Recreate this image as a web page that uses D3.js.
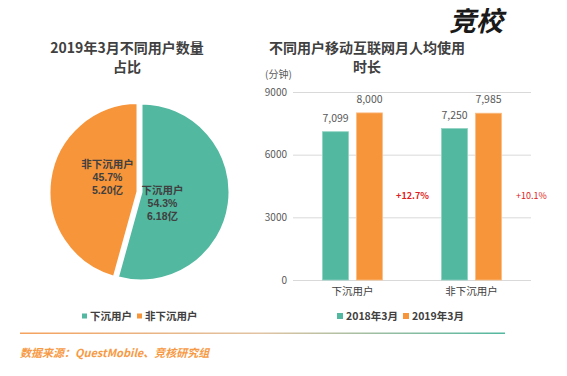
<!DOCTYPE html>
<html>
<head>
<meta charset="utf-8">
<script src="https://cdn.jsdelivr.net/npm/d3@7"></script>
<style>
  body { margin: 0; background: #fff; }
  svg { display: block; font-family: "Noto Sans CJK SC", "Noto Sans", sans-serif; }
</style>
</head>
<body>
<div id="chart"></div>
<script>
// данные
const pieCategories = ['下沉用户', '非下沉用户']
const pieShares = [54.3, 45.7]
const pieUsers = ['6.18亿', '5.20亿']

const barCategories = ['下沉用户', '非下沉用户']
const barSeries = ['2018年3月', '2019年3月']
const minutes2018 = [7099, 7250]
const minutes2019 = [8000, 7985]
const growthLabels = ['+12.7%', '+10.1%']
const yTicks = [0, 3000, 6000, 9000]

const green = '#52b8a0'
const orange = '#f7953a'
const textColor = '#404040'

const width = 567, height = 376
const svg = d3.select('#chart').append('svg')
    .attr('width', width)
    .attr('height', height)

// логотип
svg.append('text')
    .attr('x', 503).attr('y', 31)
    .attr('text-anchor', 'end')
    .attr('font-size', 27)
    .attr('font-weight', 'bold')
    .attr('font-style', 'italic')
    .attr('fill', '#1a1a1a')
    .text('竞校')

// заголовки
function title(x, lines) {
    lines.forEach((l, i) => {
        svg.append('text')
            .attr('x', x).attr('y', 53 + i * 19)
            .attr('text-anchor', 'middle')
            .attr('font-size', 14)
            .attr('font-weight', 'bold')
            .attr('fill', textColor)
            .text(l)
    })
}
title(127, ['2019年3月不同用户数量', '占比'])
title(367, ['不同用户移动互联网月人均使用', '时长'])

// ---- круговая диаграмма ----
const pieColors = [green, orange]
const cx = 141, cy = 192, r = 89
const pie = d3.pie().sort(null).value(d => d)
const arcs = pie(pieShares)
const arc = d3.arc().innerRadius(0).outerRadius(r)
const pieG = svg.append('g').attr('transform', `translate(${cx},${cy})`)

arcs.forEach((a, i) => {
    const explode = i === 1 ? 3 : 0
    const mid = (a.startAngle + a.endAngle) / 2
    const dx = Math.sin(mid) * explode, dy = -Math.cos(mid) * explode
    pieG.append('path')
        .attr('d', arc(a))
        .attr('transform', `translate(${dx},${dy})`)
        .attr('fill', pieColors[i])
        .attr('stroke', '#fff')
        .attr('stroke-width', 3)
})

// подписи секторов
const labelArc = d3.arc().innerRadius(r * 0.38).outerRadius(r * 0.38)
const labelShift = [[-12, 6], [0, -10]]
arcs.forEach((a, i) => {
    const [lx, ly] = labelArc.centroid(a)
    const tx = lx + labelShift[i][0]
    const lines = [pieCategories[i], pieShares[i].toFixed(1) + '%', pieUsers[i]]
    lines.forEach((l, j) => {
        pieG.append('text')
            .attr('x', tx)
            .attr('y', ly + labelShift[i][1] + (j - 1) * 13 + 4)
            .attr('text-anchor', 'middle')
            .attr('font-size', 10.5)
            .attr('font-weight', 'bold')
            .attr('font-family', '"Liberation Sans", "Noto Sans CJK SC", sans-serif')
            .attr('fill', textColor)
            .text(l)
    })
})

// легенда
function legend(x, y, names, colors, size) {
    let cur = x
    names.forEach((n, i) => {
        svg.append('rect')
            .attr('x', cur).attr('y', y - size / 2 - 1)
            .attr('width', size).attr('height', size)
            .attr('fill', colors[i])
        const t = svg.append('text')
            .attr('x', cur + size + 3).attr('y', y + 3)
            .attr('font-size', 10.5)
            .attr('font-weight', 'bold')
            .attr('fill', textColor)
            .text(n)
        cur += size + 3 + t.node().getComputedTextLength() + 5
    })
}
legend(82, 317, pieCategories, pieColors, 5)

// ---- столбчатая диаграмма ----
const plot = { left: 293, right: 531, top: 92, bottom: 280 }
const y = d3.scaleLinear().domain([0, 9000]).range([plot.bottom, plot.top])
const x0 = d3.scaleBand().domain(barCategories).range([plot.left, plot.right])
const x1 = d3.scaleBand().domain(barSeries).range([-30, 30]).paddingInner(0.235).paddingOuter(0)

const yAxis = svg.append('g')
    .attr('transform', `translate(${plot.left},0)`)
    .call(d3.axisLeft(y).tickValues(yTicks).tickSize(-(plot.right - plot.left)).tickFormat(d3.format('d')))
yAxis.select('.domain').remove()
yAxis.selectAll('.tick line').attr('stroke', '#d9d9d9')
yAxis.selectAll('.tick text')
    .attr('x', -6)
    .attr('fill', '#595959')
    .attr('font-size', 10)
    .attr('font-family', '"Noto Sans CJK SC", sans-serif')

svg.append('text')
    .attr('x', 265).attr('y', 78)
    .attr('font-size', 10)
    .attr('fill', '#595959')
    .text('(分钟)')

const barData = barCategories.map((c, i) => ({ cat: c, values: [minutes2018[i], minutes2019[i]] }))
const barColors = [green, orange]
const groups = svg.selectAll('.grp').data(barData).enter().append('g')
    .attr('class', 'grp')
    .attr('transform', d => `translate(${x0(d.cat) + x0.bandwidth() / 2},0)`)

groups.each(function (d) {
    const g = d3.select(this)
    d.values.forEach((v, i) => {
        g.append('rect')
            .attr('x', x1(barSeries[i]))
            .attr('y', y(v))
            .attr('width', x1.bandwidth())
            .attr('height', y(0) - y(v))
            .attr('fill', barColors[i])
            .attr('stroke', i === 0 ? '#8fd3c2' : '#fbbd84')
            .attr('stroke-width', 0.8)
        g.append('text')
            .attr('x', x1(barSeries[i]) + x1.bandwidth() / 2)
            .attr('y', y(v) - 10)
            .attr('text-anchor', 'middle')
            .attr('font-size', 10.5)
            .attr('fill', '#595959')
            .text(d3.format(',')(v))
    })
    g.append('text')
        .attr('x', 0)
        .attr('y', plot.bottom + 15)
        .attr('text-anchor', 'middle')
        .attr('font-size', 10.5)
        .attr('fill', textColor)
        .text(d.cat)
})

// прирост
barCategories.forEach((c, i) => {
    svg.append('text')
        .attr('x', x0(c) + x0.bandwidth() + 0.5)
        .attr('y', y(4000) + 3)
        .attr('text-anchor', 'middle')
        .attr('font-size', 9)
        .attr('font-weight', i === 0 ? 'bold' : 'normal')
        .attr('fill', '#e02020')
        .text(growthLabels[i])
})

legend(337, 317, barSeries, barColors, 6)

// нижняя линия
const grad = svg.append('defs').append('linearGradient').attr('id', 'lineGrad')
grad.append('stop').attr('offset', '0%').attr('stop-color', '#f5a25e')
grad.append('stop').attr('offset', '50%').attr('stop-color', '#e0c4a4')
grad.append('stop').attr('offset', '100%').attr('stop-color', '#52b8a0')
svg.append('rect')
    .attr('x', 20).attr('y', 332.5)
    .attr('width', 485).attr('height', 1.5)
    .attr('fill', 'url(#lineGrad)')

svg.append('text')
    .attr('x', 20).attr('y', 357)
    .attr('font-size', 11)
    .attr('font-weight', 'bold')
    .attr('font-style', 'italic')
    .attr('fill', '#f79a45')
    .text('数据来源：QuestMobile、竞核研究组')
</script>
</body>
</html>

● ● ● ● ●

• [Problem description]
Tell how many lines of the data above hold the string "this". Give only the number.

• [Written answer]
2